No conozco las estadísticas de audiencia de la recién finalizada
miniserie Mucho ruido, que pasó por Tele Rebelde desde el
último periodo vacacional hasta la pasada semana. Pero me atrevería
a sugerir que en una próxima retransmisión sería bueno advertir que
más que una serie para adolescentes, su destino debe ser la familia,
padres y abuelos incluidos, y los maestros. Porque su contenido se
asemeja, en términos de actualidad, a los propósitos de las novelas
de aprendizaje.
Esto nada tiene que ver con el didactismo ramplón de ciertos
programas de orientación social que se valen de representaciones
dramáticas maniqueas. Si algo mereció destacarse en Mucho ruido
fue la organicidad de las historias contadas y entretejidas mediante
un diseño coral —la confluencia de varios personajes en un grupo y
en un ámbito de convivencia común— que permitió al telespectador
sumergirse en identidades y diferencias, y valorar los múltiples
sentidos de una etapa definitoria en el crecimiento humano.

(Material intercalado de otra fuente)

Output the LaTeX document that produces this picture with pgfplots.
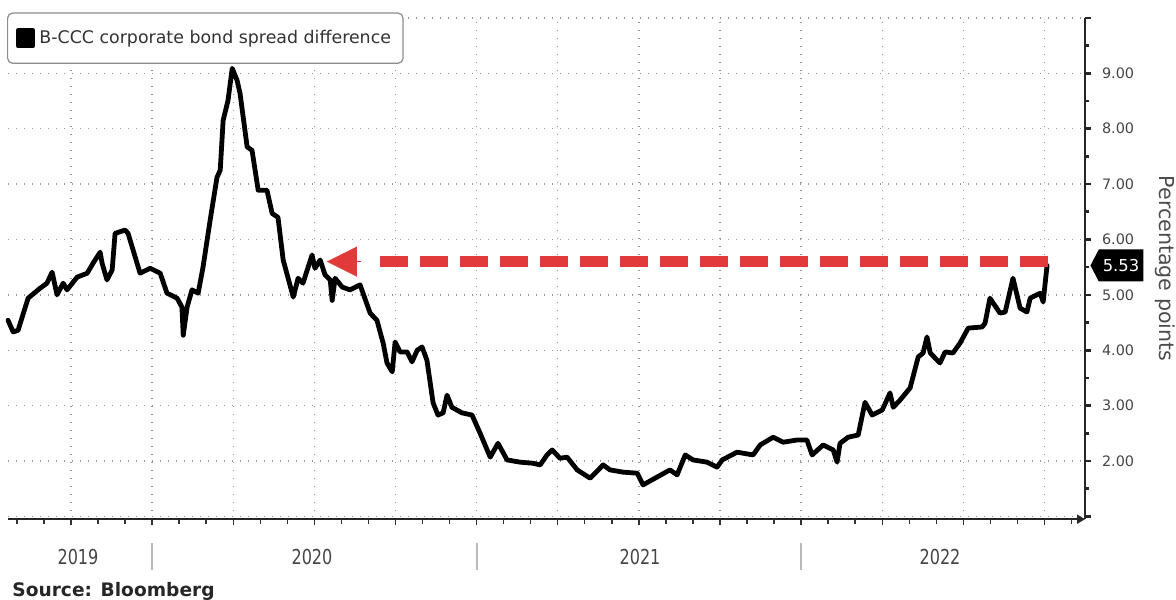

No hubo espacio para la complacencia, pero tampoco afloró el
tremendismo demoledor con que en otras expresiones narrativas que
abordan la realidad cubana de nuestros días se suele condenar el
presente como una carga fatal. El aire de cotidianidad de la trama
—aún cuando no se escamotearon situaciones límites como las de la
madre irresponsable asumida con entereza por Silvia Águila; el padre
alcohólico de Ernán Xor Oña, en cada nuevo papel más convincente; y
la tensa relación entre una madrastra desbocada de Ketty de la
Iglesia, un tanto caricaturesca, y su entenada—, hizo mucho más
creíbles los conflictos y fue planteando interrogantes y disyuntivas
a las que deben responder el joven y adulto, el que se abre al mundo
y el que lo recibe instalado en este, el aprendiz y el maestro.
Tal mérito correspondió a la segura conducción de la narración
televisual por parte de Mariela López, quien supo atar cabos no
siempre bien balanceados en un guión prometedor tanto en cuanto a
demostración de oficio como en la exposición sincera de un abanico
temático que recorrió desde la sexualidad y las disfunciones
familiares hasta la educación sentimental.
Otro tanto a favor se anotó su directora en la conducción de
actores. Era desafiante conjugar diversos niveles de experiencia en
un elenco donde a figuras establecidas como Corina Mestre y Marta
del Río, y gente ya madura en el medio como Amarylis Núñez, Yasmín
Gómez, Dianelis Brito, Irela Bravo y el siempre sorprendente Osvaldo
Doimeadiós, por solo citar algunos de los más prominentes, se
unieron jóvenes talentos, muchos de ellos sin haber terminado sus
estudios. Controlar el tono de las actuaciones, atemperarlas a las
exigencias dramatúrgicas, y sacar partido a sus mejores
posibilidades, resultó un ejercicio mucho más loable cuando se sabe
cuán precarias son las condiciones de producción.